**Material provided:**
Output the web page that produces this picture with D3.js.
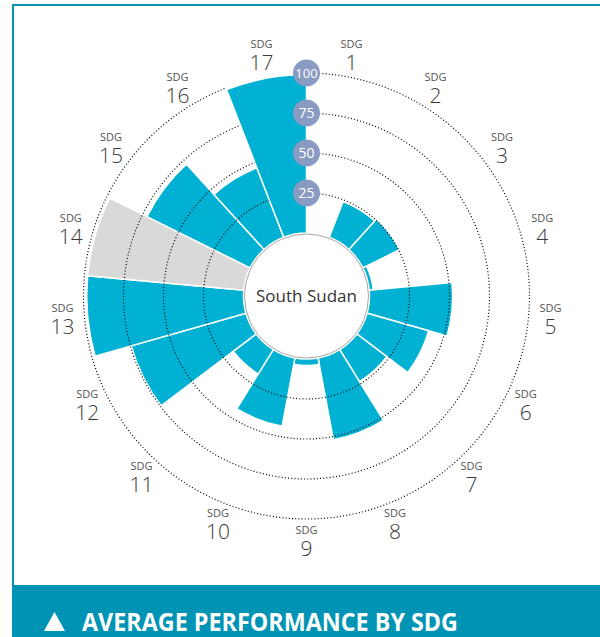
<!DOCTYPE html>
<html>
<head>
<meta charset="utf-8">
<script src="https://cdn.jsdelivr.net/npm/d3@7"></script>
<style>
  body { margin: 0; background: #fff; }
  text { font-family: "Open Sans", "DejaVu Sans", sans-serif; }
</style>
</head>
<body>
<div id="sdg-chart"></div>
<script>
// chart values
const sdgLabels = ['1','2','3','4','5','6','7','8','9','10','11','12','13','14','15','16','17'];
const sdgScores = [0, 24, 25.5, 2.5, 52, 40, 23.5, 52, 4, 43.5, 18, 74.5, 98, 98, 72, 46.5, 99];
const greyedSdgs = ['14'];   // insufficient data -> grey bar
const ringTicks = [25, 50, 75, 100];
const countryName = 'South Sudan';
const bannerTitle = 'AVERAGE PERFORMANCE BY SDG';

drawChart();

function drawChart(){
    let width = 600, height = 637
    let cx = 306.5, cy = 296
    let teal = '#0093b4', barBlue = '#00b1d4', grey = '#d9d9d9'

    let svg = d3.select('#sdg-chart').append('svg')
                .attr('width', width)
                .attr('height', height)

    // frame: top and left teal rules, banner at bottom
    svg.append('rect').attr('x', 12).attr('y', 4).attr('width', width - 12).attr('height', 2).attr('fill', teal)
    svg.append('rect').attr('x', 12).attr('y', 4).attr('width', 2).attr('height', 585).attr('fill', teal)
    svg.append('rect').attr('x', 12).attr('y', 585).attr('width', width - 12).attr('height', height - 585).attr('fill', teal)

    // scales
    let angle = d3.scaleBand().domain(sdgLabels).range([0, 2 * Math.PI]).padding(0)
    let bw = angle.bandwidth()
    let radius = d3.scaleLinear().domain([0, 100]).range([63, 223])

    let g = svg.append('g').attr('transform', 'translate(' + cx + ',' + cy + ')')

    // bars
    let arc = d3.arc()
                .innerRadius(radius(0))
                .outerRadius(function(d){ return radius(d.value) })
                .startAngle(function(d){ return angle(d.sdg) })
                .endAngle(function(d){ return angle(d.sdg) + bw })

    let rows = sdgLabels.map(function(s, i){ return {sdg: s, value: sdgScores[i]} })

    g.append('g').selectAll('path')
        .data(rows.filter(function(d){ return d.value > 0 }))
      .enter().append('path')
        .attr('d', arc)
        .attr('fill', function(d){ return greyedSdgs.includes(d.sdg) ? grey : barBlue })
        .attr('stroke', '#fff')
        .attr('stroke-width', 1.5)

    // dotted rings (left open over the last sector where the tick badges sit)
    let ringEnd = angle(sdgLabels[sdgLabels.length - 1])
    g.append('g').selectAll('path')
        .data(ringTicks)
      .enter().append('path')
        .attr('d', function(t){
            let p = d3.path()
            p.arc(0, 0, radius(t), -Math.PI / 2, ringEnd - Math.PI / 2)
            return p.toString()
        })
        .attr('fill', 'none')
        .attr('stroke', '#000')
        .attr('stroke-width', 1.2)
        .attr('stroke-dasharray', '1,2.2')

    // centre disc
    g.append('circle')
        .attr('r', radius(0) - 1)
        .attr('fill', '#fff')
        .attr('stroke', '#a6a6a6')
        .attr('stroke-width', 1)
    g.append('text')
        .attr('y', 6)
        .attr('text-anchor', 'middle')
        .attr('font-size', 17)
        .attr('fill', '#333')
        .text(countryName)

    // tick badges along the vertical axis
    let badge = g.append('g').selectAll('g')
        .data(ringTicks)
      .enter().append('g')
        .attr('transform', function(t){ return 'translate(0,' + (-radius(t)) + ')' })
    badge.append('circle')
        .attr('r', 13.5)
        .attr('fill', '#8a9bc3')
    badge.append('text')
        .attr('y', 5)
        .attr('text-anchor', 'middle')
        .attr('font-size', function(t){ return t === 100 ? 13 : 14 })
        .attr('fill', '#fff')
        .text(function(t){ return t })

    // SDG labels round the outside
    let labelR = 245
    let lab = g.append('g').selectAll('g')
        .data(sdgLabels)
      .enter().append('g')
        .attr('transform', function(s){
            let a = angle(s) + bw / 2
            return 'translate(' + (Math.sin(a) * labelR) + ',' + (-Math.cos(a) * labelR) + ')'
        })
    lab.append('text')
        .attr('y', -7)
        .attr('text-anchor', 'middle')
        .attr('font-size', 11)
        .attr('fill', '#555')
        .text('SDG')
    lab.append('text')
        .attr('y', 15)
        .attr('text-anchor', 'middle')
        .attr('font-size', 21)
        .attr('font-weight', 300)
        .attr('fill', '#3a3a3a')
        .text(function(s){ return s })

    // banner title
    svg.append('path')
        .attr('d', 'M44,631 L54.5,612 L65,631 Z')
        .attr('fill', '#fff')
    svg.append('text')
        .attr('x', 82)
        .attr('y', 631)
        .attr('font-size', 25)
        .attr('font-weight', 'bold')
        .attr('fill', '#fff')
        .attr('textLength', 376)
        .attr('lengthAdjust', 'spacingAndGlyphs')
        .text(bannerTitle)
}
</script>
</body>
</html>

**Aim of the task:** The listing above needs to be output again exactly. Don't include the pictures.

**Exercise result:**
Output the web page that produces this picture with D3.js.
<!DOCTYPE html>
<html>
<head>
<meta charset="utf-8">
<script src="https://cdn.jsdelivr.net/npm/d3@7"></script>
<style>
  body { margin: 0; background: #fff; }
  text { font-family: "Open Sans", "DejaVu Sans", sans-serif; }
</style>
</head>
<body>
<div id="sdg-chart"></div>
<script>
// chart values
const sdgLabels = ['1','2','3','4','5','6','7','8','9','10','11','12','13','14','15','16','17'];
const sdgScores = [0, 24, 25.5, 2.5, 52, 40, 23.5, 52, 4, 43.5, 18, 74.5, 98, 98, 72, 46.5, 99];
const greyedSdgs = ['14'];   // insufficient data -> grey bar
const ringTicks = [25, 50, 75, 100];
const countryName = 'South Sudan';
const bannerTitle = 'AVERAGE PERFORMANCE BY SDG';

drawChart();

function drawChart(){
    let width = 600, height = 637
    let cx = 306.5, cy = 296
    let teal = '#0093b4', barBlue = '#00b1d4', grey = '#d9d9d9'

    let svg = d3.select('#sdg-chart').append('svg')
                .attr('width', width)
                .attr('height', height)

    // frame: top and left teal rules, banner at bottom
    svg.append('rect').attr('x', 12).attr('y', 4).attr('width', width - 12).attr('height', 2).attr('fill', teal)
    svg.append('rect').attr('x', 12).attr('y', 4).attr('width', 2).attr('height', 585).attr('fill', teal)
    svg.append('rect').attr('x', 12).attr('y', 585).attr('width', width - 12).attr('height', height - 585).attr('fill', teal)

    // scales
    let angle = d3.scaleBand().domain(sdgLabels).range([0, 2 * Math.PI]).padding(0)
    let bw = angle.bandwidth()
    let radius = d3.scaleLinear().domain([0, 100]).range([63, 223])

    let g = svg.append('g').attr('transform', 'translate(' + cx + ',' + cy + ')')

    // bars
    let arc = d3.arc()
                .innerRadius(radius(0))
                .outerRadius(function(d){ return radius(d.value) })
                .startAngle(function(d){ return angle(d.sdg) })
                .endAngle(function(d){ return angle(d.sdg) + bw })

    let rows = sdgLabels.map(function(s, i){ return {sdg: s, value: sdgScores[i]} })

    g.append('g').selectAll('path')
        .data(rows.filter(function(d){ return d.value > 0 }))
      .enter().append('path')
        .attr('d', arc)
        .attr('fill', function(d){ return greyedSdgs.includes(d.sdg) ? grey : barBlue })
        .attr('stroke', '#fff')
        .attr('stroke-width', 1.5)

    // dotted rings (left open over the last sector where the tick badges sit)
    let ringEnd = angle(sdgLabels[sdgLabels.length - 1])
    g.append('g').selectAll('path')
        .data(ringTicks)
      .enter().append('path')
        .attr('d', function(t){
            let p = d3.path()
            p.arc(0, 0, radius(t), -Math.PI / 2, ringEnd - Math.PI / 2)
            return p.toString()
        })
        .attr('fill', 'none')
        .attr('stroke', '#000')
        .attr('stroke-width', 1.2)
        .attr('stroke-dasharray', '1,2.2')

    // centre disc
    g.append('circle')
        .attr('r', radius(0) - 1)
        .attr('fill', '#fff')
        .attr('stroke', '#a6a6a6')
        .attr('stroke-width', 1)
    g.append('text')
        .attr('y', 6)
        .attr('text-anchor', 'middle')
        .attr('font-size', 17)
        .attr('fill', '#333')
        .text(countryName)

    // tick badges along the vertical axis
    let badge = g.append('g').selectAll('g')
        .data(ringTicks)
      .enter().append('g')
        .attr('transform', function(t){ return 'translate(0,' + (-radius(t)) + ')' })
    badge.append('circle')
        .attr('r', 13.5)
        .attr('fill', '#8a9bc3')
    badge.append('text')
        .attr('y', 5)
        .attr('text-anchor', 'middle')
        .attr('font-size', function(t){ return t === 100 ? 13 : 14 })
        .attr('fill', '#fff')
        .text(function(t){ return t })

    // SDG labels round the outside
    let labelR = 245
    let lab = g.append('g').selectAll('g')
        .data(sdgLabels)
      .enter().append('g')
        .attr('transform', function(s){
            let a = angle(s) + bw / 2
            return 'translate(' + (Math.sin(a) * labelR) + ',' + (-Math.cos(a) * labelR) + ')'
        })
    lab.append('text')
        .attr('y', -7)
        .attr('text-anchor', 'middle')
        .attr('font-size', 11)
        .attr('fill', '#555')
        .text('SDG')
    lab.append('text')
        .attr('y', 15)
        .attr('text-anchor', 'middle')
        .attr('font-size', 21)
        .attr('font-weight', 300)
        .attr('fill', '#3a3a3a')
        .text(function(s){ return s })

    // banner title
    svg.append('path')
        .attr('d', 'M44,631 L54.5,612 L65,631 Z')
        .attr('fill', '#fff')
    svg.append('text')
        .attr('x', 82)
        .attr('y', 631)
        .attr('font-size', 25)
        .attr('font-weight', 'bold')
        .attr('fill', '#fff')
        .attr('textLength', 376)
        .attr('lengthAdjust', 'spacingAndGlyphs')
        .text(bannerTitle)
}
</script>
</body>
</html>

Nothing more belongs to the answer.